Irish Film Institute -Mirror

Mirror

Director: Andrei Tarkovsky

U.S.S.R.| 1974. English subtitles. Colour. 106 min.


The film is a confession, said Tarkovsky of Mirror, an attempt to settle the debts to be paid to one’s parents, one’s children, one’s relations, one’s wife, if that is at all possible. It’s also about the link between individual memory and history; historical conflict expresses the general idea of the film, that of a state of love in suspense.
After a symbolic prologue in which the boy who is both Tarkovsky and his son, Ignat, watches a youth struggle to coherence on a television screen, Mirror plunges straight to the heart of its subject with the firwt of many scenes of the narrator’s mother waiting for her husband to come home. Balanced on a ramshackle fence, the woman gazes across a summer field while the camera, gliding behind her, suddenly discloses a distant figure as if she had planted him there herself in the tall grass…
Landscapes, history, and the recurring patterns of human lives-in Mirror Tarkovsky reflects on his themes once more.
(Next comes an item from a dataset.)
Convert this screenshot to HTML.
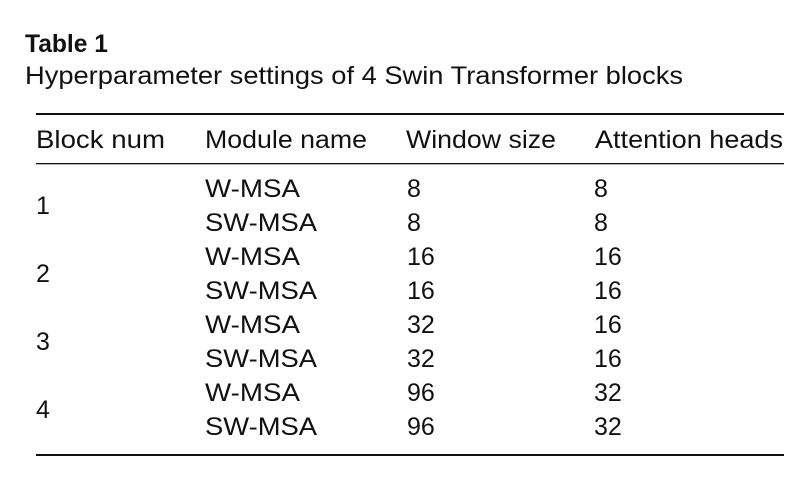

The security of the family home, as we suspected, is recognised as an illusion by Tarkovsky even as he indulges it. Repeatedly, the sought-for idyll turns to nightmare, battered by wind, fire and rain. Sudden gusts hurl table decorations to the floor, and flames either engulf, terrifyingly, the cabin next door, or flicker feebly into darkness. While the past is obsessively reactivated in the hope that somehow it can appease the present, the elements have no truce to offer. It’s as though family crises, too, are an inescapable part of the changing seasons.